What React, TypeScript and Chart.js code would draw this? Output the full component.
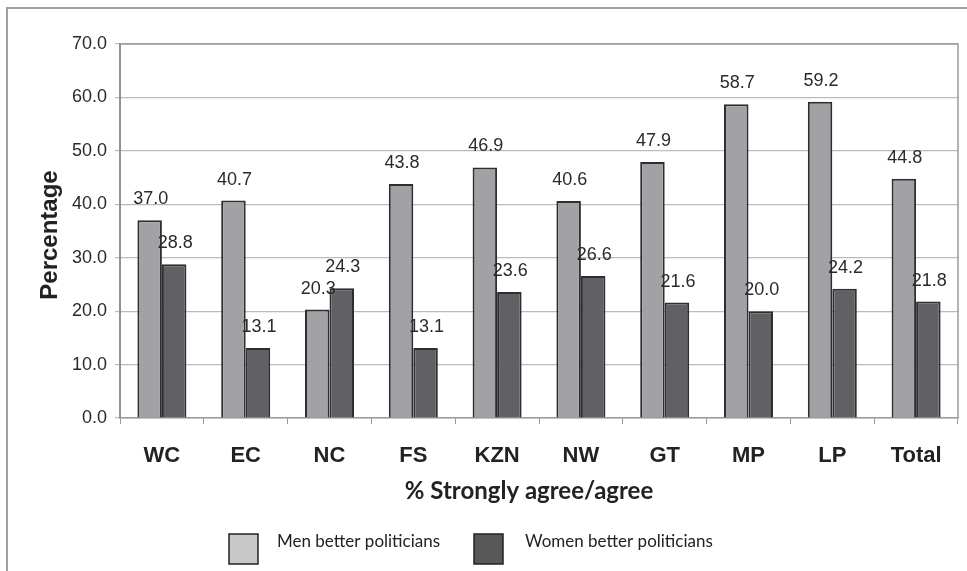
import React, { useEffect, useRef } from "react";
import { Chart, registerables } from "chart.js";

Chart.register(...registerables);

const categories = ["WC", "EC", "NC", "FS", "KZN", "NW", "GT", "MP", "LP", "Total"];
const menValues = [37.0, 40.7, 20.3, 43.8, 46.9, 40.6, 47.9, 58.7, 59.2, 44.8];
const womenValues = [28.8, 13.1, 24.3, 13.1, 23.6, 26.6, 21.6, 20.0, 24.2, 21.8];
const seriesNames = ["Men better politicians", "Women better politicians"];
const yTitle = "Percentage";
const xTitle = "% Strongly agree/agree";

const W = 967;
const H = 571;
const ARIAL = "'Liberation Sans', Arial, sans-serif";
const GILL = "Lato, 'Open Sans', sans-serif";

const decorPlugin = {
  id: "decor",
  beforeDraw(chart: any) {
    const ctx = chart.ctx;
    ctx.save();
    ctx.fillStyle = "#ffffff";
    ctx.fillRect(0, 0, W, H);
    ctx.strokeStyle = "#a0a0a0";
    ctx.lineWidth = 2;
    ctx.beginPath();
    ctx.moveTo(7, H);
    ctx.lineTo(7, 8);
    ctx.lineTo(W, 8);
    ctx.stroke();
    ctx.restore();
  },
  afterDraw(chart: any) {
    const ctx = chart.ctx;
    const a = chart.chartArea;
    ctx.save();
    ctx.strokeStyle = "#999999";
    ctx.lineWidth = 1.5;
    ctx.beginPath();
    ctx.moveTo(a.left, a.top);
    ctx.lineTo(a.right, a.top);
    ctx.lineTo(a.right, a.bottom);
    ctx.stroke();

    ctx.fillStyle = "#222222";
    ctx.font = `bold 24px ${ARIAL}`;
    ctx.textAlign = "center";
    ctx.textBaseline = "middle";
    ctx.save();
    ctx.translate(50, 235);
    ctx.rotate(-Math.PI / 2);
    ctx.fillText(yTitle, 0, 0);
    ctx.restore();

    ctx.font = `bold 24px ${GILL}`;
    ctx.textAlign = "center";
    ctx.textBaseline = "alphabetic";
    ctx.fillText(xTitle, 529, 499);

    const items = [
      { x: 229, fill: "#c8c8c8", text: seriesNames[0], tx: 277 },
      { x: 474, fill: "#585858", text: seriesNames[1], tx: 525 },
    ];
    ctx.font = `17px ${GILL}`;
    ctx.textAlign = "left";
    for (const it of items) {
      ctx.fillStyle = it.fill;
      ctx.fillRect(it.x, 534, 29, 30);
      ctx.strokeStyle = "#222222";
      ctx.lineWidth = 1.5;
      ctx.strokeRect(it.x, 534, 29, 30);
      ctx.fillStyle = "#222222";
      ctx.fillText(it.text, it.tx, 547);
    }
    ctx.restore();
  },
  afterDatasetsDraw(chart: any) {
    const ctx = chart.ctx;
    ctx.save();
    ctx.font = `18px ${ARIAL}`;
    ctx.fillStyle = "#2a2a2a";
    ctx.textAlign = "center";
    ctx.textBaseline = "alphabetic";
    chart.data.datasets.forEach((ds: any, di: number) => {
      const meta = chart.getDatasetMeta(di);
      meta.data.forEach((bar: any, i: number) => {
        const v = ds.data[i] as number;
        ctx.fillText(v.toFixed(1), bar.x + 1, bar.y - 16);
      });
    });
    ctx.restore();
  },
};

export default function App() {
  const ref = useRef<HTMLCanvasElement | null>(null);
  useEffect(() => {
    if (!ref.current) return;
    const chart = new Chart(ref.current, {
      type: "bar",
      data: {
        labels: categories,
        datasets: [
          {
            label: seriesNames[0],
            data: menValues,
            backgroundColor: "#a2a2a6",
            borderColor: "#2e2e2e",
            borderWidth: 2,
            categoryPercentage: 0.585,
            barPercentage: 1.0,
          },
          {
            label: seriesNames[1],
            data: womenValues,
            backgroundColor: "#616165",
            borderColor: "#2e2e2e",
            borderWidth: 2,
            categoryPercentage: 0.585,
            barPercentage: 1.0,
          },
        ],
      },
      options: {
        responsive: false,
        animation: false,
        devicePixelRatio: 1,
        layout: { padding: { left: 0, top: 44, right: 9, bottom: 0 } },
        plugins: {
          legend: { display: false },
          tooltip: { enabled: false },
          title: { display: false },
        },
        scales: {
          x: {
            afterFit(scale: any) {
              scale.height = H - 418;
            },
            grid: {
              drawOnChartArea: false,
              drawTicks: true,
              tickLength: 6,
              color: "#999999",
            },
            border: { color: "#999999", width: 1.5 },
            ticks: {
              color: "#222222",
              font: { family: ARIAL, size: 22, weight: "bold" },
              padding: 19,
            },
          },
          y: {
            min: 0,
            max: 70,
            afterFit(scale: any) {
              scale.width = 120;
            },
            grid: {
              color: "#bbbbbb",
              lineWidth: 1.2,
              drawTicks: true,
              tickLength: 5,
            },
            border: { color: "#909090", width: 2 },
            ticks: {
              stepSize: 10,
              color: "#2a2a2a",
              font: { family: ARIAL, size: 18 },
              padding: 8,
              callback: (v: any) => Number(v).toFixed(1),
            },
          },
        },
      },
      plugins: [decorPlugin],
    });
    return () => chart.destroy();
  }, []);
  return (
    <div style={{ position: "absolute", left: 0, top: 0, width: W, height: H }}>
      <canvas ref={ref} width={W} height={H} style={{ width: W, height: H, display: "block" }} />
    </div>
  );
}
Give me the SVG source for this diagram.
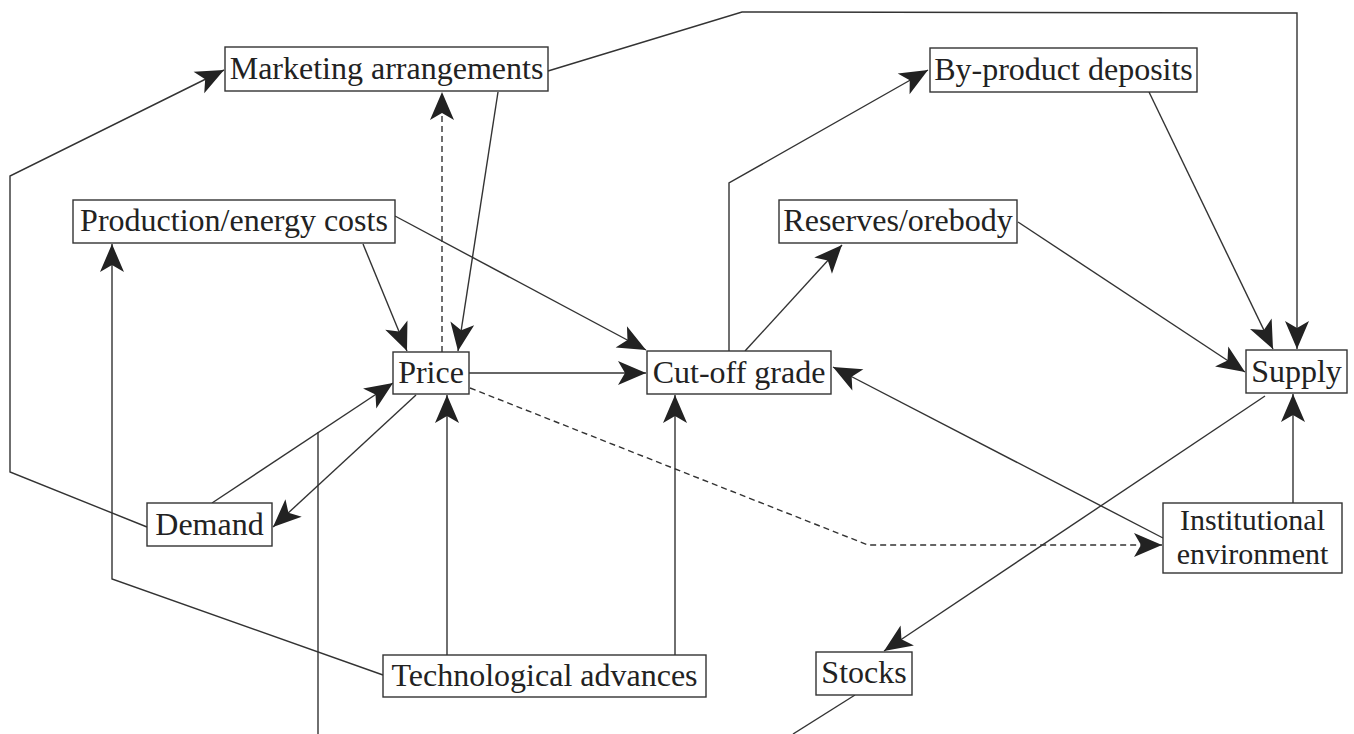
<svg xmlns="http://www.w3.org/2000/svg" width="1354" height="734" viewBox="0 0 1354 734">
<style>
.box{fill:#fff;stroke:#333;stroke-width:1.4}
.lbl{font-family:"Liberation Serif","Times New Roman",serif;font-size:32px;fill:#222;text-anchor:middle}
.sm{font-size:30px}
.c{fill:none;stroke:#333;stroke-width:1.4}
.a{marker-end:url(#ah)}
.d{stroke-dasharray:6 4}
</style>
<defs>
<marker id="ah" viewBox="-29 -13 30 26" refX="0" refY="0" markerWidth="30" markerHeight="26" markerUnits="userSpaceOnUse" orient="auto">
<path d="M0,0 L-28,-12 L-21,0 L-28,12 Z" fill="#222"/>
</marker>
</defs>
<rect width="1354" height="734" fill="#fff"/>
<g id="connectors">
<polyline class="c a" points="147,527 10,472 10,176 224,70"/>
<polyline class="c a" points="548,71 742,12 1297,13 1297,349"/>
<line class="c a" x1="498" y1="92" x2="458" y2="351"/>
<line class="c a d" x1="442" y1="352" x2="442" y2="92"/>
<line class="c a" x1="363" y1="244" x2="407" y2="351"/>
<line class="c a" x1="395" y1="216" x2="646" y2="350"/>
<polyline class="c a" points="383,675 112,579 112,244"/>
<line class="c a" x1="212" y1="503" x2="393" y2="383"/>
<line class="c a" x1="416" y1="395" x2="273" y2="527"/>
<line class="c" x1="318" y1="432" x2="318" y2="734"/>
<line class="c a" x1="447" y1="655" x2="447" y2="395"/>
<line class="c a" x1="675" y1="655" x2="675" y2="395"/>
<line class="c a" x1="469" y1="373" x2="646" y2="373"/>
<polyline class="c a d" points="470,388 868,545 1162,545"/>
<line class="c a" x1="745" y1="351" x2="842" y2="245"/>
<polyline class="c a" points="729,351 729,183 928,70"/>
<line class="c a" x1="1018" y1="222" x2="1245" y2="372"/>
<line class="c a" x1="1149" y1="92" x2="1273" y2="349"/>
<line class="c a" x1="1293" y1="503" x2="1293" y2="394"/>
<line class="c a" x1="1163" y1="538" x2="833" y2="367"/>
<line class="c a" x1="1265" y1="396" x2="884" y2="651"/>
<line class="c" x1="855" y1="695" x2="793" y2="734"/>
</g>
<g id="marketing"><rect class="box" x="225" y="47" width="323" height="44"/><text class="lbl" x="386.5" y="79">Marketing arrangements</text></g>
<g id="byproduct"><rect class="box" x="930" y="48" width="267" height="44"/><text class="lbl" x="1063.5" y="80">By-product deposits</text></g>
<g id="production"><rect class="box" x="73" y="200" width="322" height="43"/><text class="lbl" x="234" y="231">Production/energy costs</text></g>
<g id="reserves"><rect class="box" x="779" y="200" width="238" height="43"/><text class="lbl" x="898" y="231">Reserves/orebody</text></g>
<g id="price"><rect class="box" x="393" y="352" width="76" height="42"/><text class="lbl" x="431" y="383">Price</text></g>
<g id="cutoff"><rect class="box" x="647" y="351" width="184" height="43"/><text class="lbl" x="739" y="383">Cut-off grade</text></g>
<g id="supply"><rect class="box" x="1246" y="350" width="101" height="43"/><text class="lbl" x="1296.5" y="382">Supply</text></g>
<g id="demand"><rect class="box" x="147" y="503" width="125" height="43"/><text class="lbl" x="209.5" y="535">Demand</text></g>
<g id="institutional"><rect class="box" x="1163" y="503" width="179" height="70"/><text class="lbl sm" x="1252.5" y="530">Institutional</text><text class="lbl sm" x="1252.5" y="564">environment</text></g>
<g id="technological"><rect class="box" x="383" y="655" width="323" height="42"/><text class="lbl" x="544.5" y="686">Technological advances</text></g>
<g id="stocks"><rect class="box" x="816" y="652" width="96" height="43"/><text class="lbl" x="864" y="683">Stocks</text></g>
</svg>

───

● **Given instruction**
Copy nothing past the line containing "ctx.fillText(xTitle, 529, 499);": reproduce every line from the start of the records up to it, skipping pictures.

● **Response to the task**
What React, TypeScript and Chart.js code would draw this? Output the full component.
import React, { useEffect, useRef } from "react";
import { Chart, registerables } from "chart.js";

Chart.register(...registerables);

const categories = ["WC", "EC", "NC", "FS", "KZN", "NW", "GT", "MP", "LP", "Total"];
const menValues = [37.0, 40.7, 20.3, 43.8, 46.9, 40.6, 47.9, 58.7, 59.2, 44.8];
const womenValues = [28.8, 13.1, 24.3, 13.1, 23.6, 26.6, 21.6, 20.0, 24.2, 21.8];
const seriesNames = ["Men better politicians", "Women better politicians"];
const yTitle = "Percentage";
const xTitle = "% Strongly agree/agree";

const W = 967;
const H = 571;
const ARIAL = "'Liberation Sans', Arial, sans-serif";
const GILL = "Lato, 'Open Sans', sans-serif";

const decorPlugin = {
  id: "decor",
  beforeDraw(chart: any) {
    const ctx = chart.ctx;
    ctx.save();
    ctx.fillStyle = "#ffffff";
    ctx.fillRect(0, 0, W, H);
    ctx.strokeStyle = "#a0a0a0";
    ctx.lineWidth = 2;
    ctx.beginPath();
    ctx.moveTo(7, H);
    ctx.lineTo(7, 8);
    ctx.lineTo(W, 8);
    ctx.stroke();
    ctx.restore();
  },
  afterDraw(chart: any) {
    const ctx = chart.ctx;
    const a = chart.chartArea;
    ctx.save();
    ctx.strokeStyle = "#999999";
    ctx.lineWidth = 1.5;
    ctx.beginPath();
    ctx.moveTo(a.left, a.top);
    ctx.lineTo(a.right, a.top);
    ctx.lineTo(a.right, a.bottom);
    ctx.stroke();

    ctx.fillStyle = "#222222";
    ctx.font = `bold 24px ${ARIAL}`;
    ctx.textAlign = "center";
    ctx.textBaseline = "middle";
    ctx.save();
    ctx.translate(50, 235);
    ctx.rotate(-Math.PI / 2);
    ctx.fillText(yTitle, 0, 0);
    ctx.restore();

    ctx.font = `bold 24px ${GILL}`;
    ctx.textAlign = "center";
    ctx.textBaseline = "alphabetic";
    ctx.fillText(xTitle, 529, 499);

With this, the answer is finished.